AKITA – The Sendai High Court’s Akita branch ruled Wednesday that the vote-value disparity in a local constituency in the December general election was unconstitutional but let the results stand.
The ruling, centering on the poll results for the Akita No. 1 constituency, was the last in 16 cases brought by two groups of lawyers over disparities in the weight of votes of up to 2.43 to 1 in the Dec. 16 Lower House election, which returned the Liberal Democratic Party to power after three-plus years and led to LDP leader Shinzo Abe being installed as prime minister.
The Akita branch rejected the plaintiffs’ demand to nullify the election results for the No. 1 constituency. Two other high courts have ruled in recent days, however, that the results be nullified in the constituencies contested in their respective suits.
In the 15 other rulings that had been handed down as of Tuesday, the courts found that the vote weight disparities were either unconstitutional or “in a state of unconstitutionality.”
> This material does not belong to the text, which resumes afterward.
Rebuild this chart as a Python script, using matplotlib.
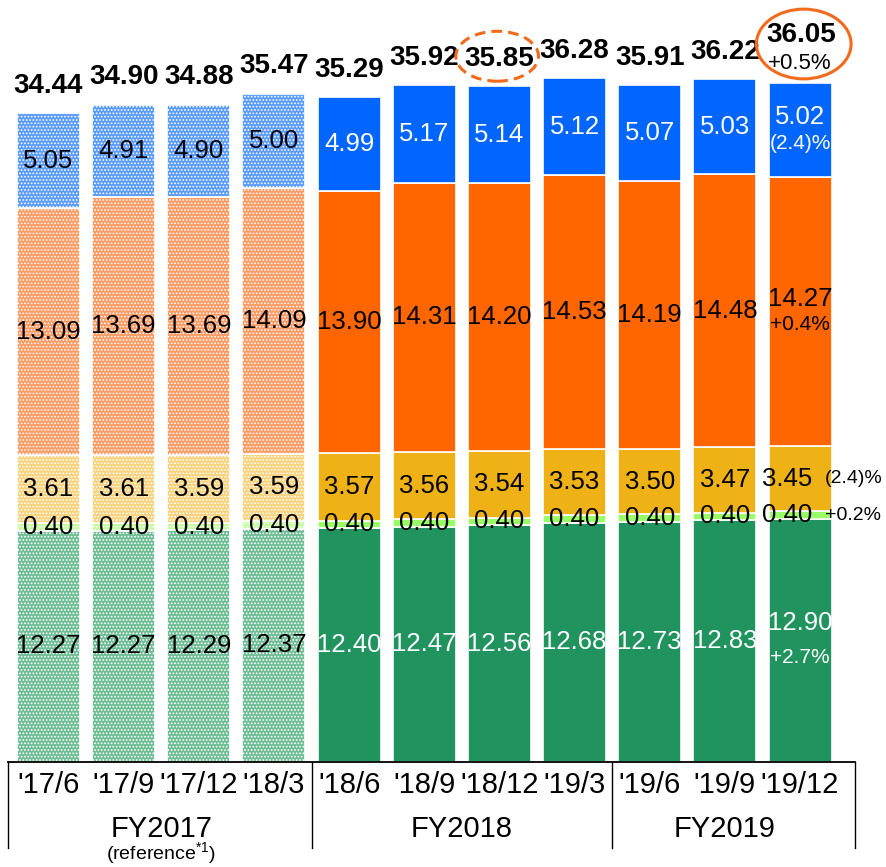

The Hiroshima High Court on Monday and its Okayama branch on Tuesday, however, invalidated the Lower House election results for constituencies in both prefectures.
The Supreme Court may give a unified judgment this year.
Tokuji Izumi, a former Supreme Court justice, said the top court is likely to side with the majority of the high courts in calling the general election’s outcome unconstitutional, but not void.
“With the judges in many high courts ruling (the election was) unconstitutional, reversing that would make it appear that the Supreme Court lacks common sense,” Izumi said.
Following the December general election, the two groups of lawyers filed 16 lawsuits with 14 high courts or their branches, arguing that the poll should be invalidated.
In March 2011, the Supreme Court ruled that a disparity in the weight of votes of up to 2.3 times in the 2009 general election, which brought the Democratic Party of Japan to power, was “in a state of unconstitutionality.”
The Diet enacted a law last November, while the DPJ was still in power, to reduce the vote weight disparities by cutting the number of Lower House single-seat constituencies to 295 from 300, but the December poll was held with the same zoning of electoral districts as in the 2009 contest.